Erwartungen an Fortschritte haben sich zerschlagen: Nach wie vor können 20 Prozent der Deutschen kaum lesen. Wissenschaftler sehen Gründe für die Entwicklung.
Entgegen Erwartungen hat der Anteil von Menschen mit geringen Lese- und Schreibfähigkeiten in Deutschland nicht abgenommen. Er stagniert bei 20 Prozent, wie aus einer am Dienstag veröffentlichten Analyse der Universität Hamburg hervorgeht. Dies seien 10,6 Millionen Erwachsene zwischen 16 und 65 Jahren. Dabei sei 2018 noch mit einem positiven Trend bei der Entwicklung der Lese- und Schreibkompetenzen in Deutschland gerechnet worden, so die Studie.
Die Hochschule wertete nach eigenen Angaben Daten aus der Bildungsvergleichsstudie “PIAAC 2023”, der Organisation für wirtschaftliche Zusammenarbeit und Entwicklung (OECD), aus und verglich sie mit einer selbst im Jahr 2018 durchgeführten LEO-Studie zur Lese- und Schreibkompetenzen von Erwachsenen. Die LEO-Studie habe bis 2018 einen signifikant positiven Trend für die Entwicklung der Lese- und Schreibkompetenzen in Deutschland ausgewiesen, so die Wissenschaftler. Stagniert sei die Entwicklung wegen multipler Krisen zwischen 2018 und 2023, etwa der Pandemie.
Auch im internationalen Vergleich ließen sich überwiegend stagnierende oder negative Trends beobachten, hieß es.

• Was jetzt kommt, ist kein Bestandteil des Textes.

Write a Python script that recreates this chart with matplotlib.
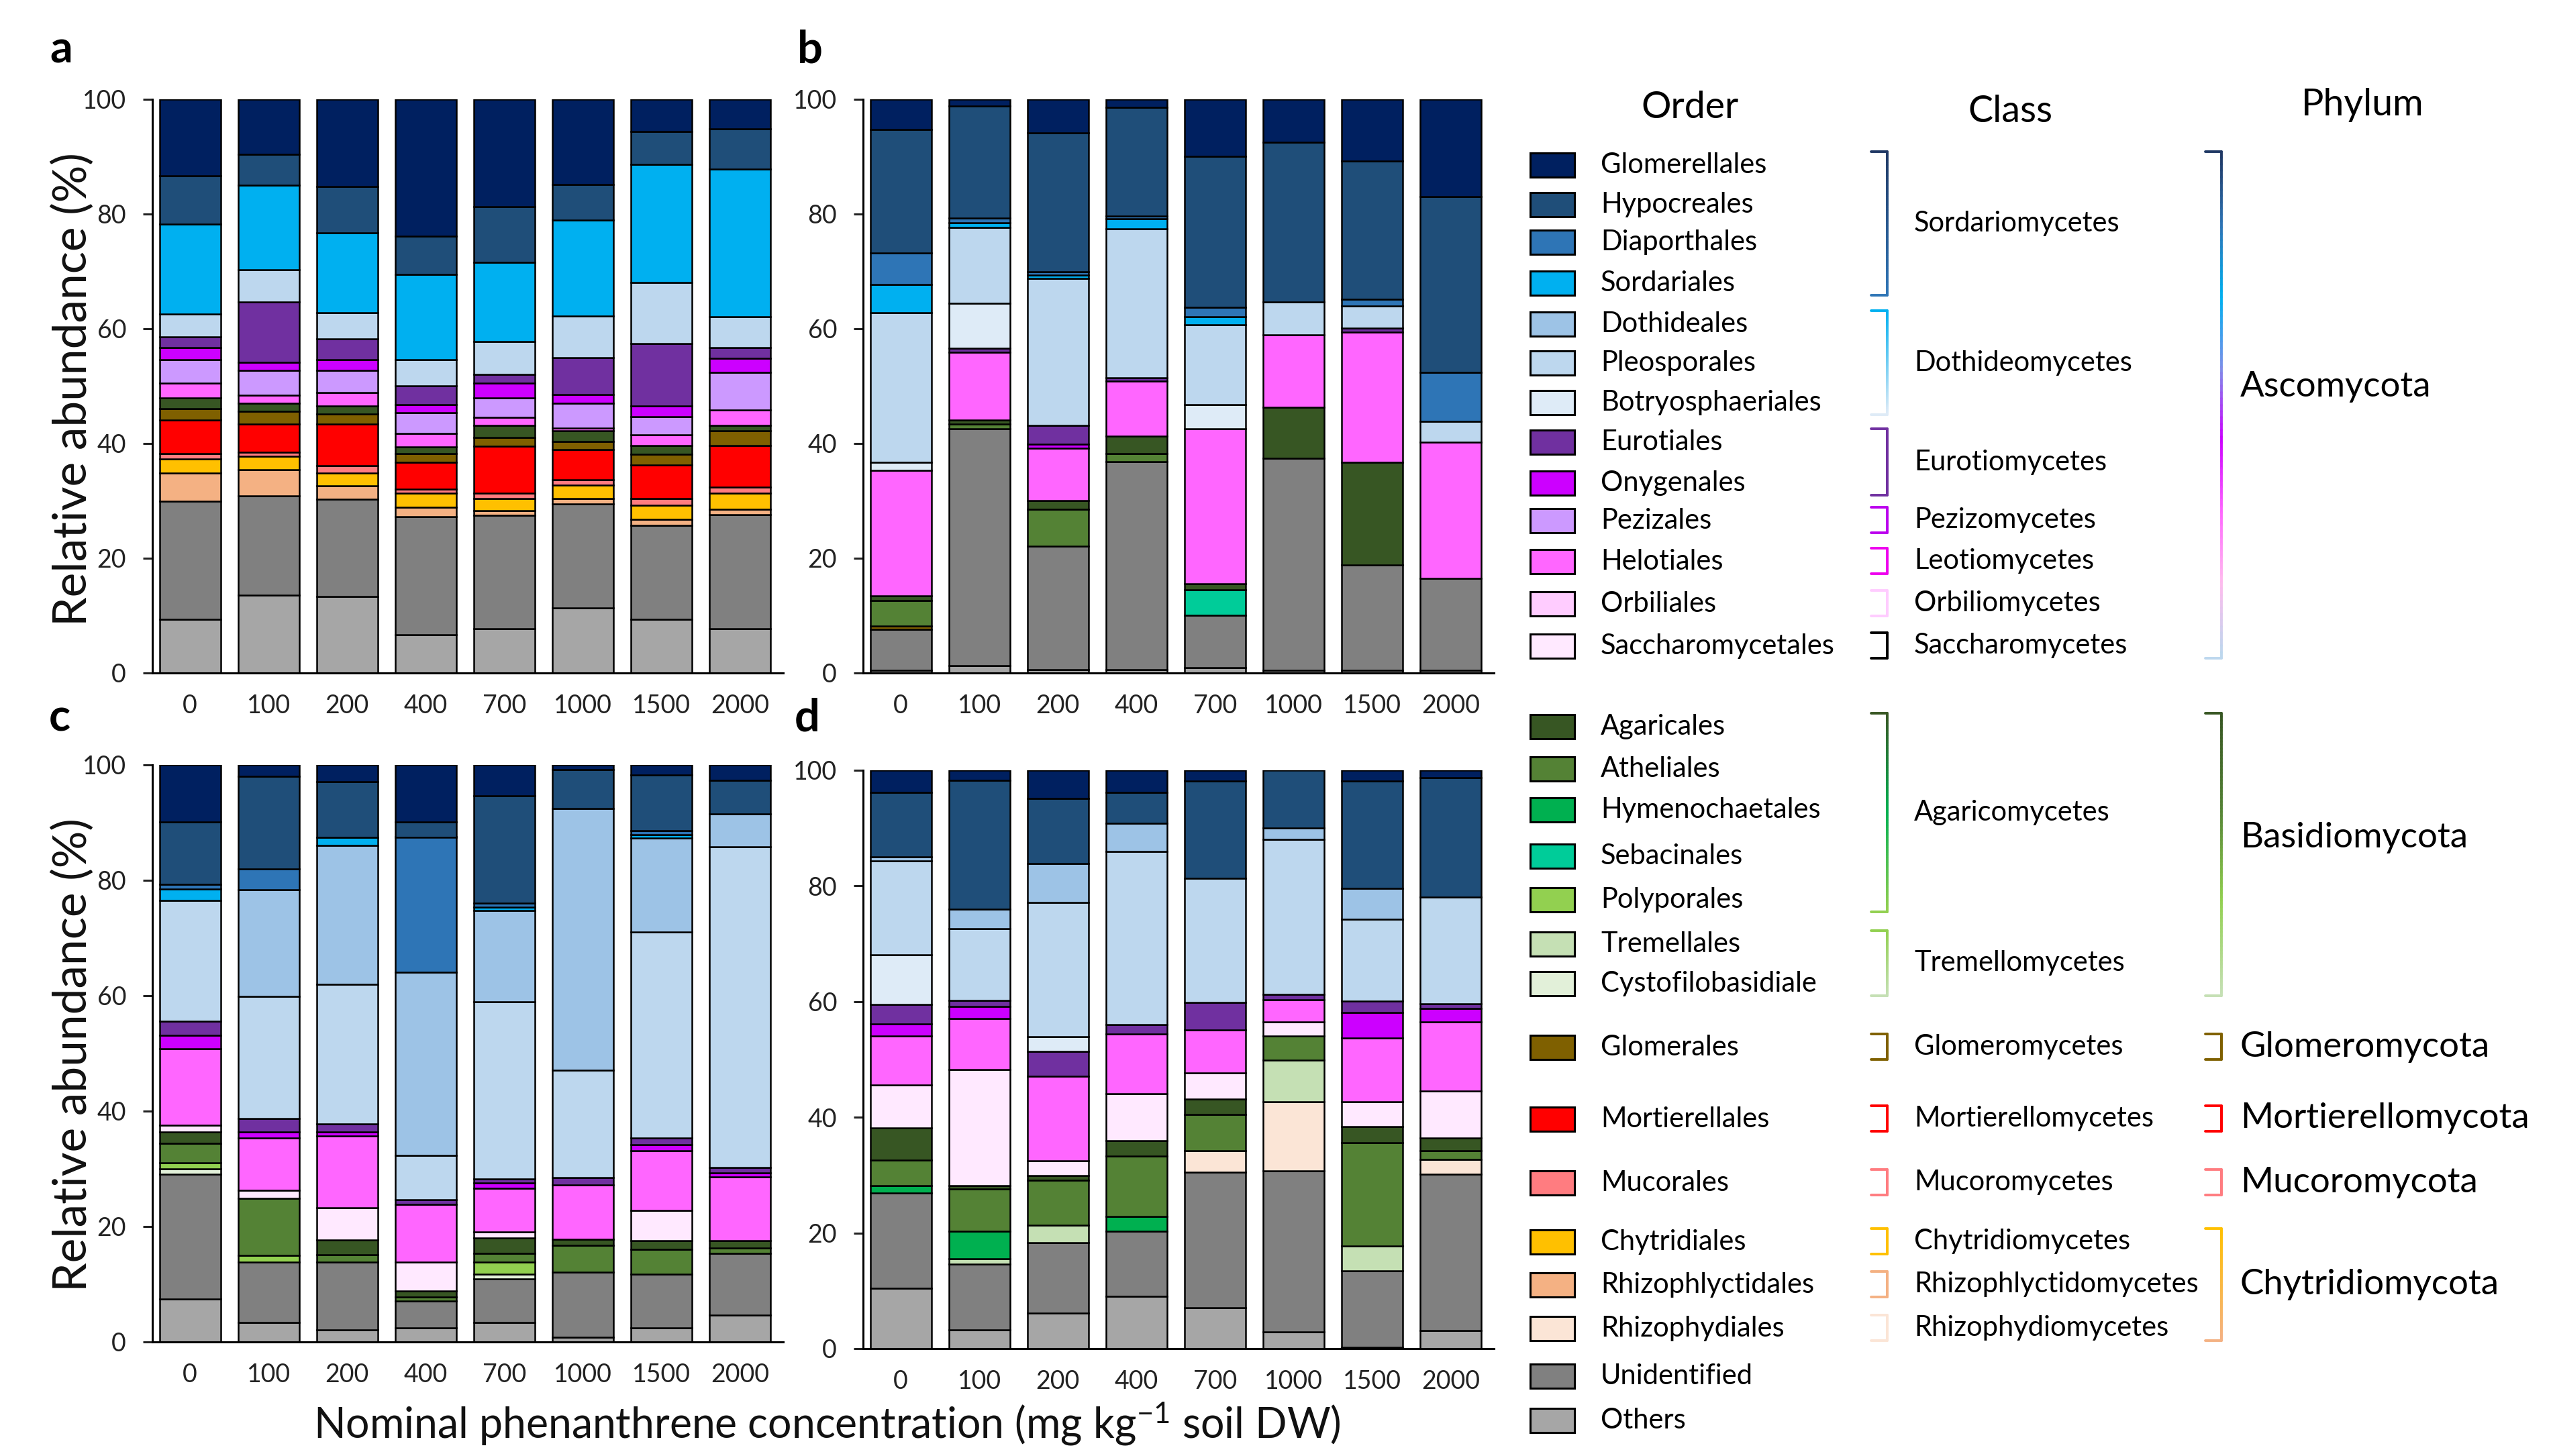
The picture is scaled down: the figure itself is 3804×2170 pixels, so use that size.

So zeige sich für Österreich, dass der Anteil der Erwachsenen mit geringen Lese- und Schreibfähigkeiten von 16 Prozent im Jahr 2012 auf 27 Prozent im Jahr 2023 deutlich gestiegen sei.
Anke Grotlüschen, Professorin für Lebenslanges Lernen und Leiterin der LEO-Studien sowie der “LEO PIAAC 2023”-Sonderanalyse, betonte, Lesen und Schreiben seien wichtig sei für demokratische Teilhabe. “Lese- und Schreibkompetenzen sind notwendig, um Informationen kritisch zu hinterfragen und zu einer durchdachten politischen Meinung zu kommen”, so die Erziehungswissenschaftlerin.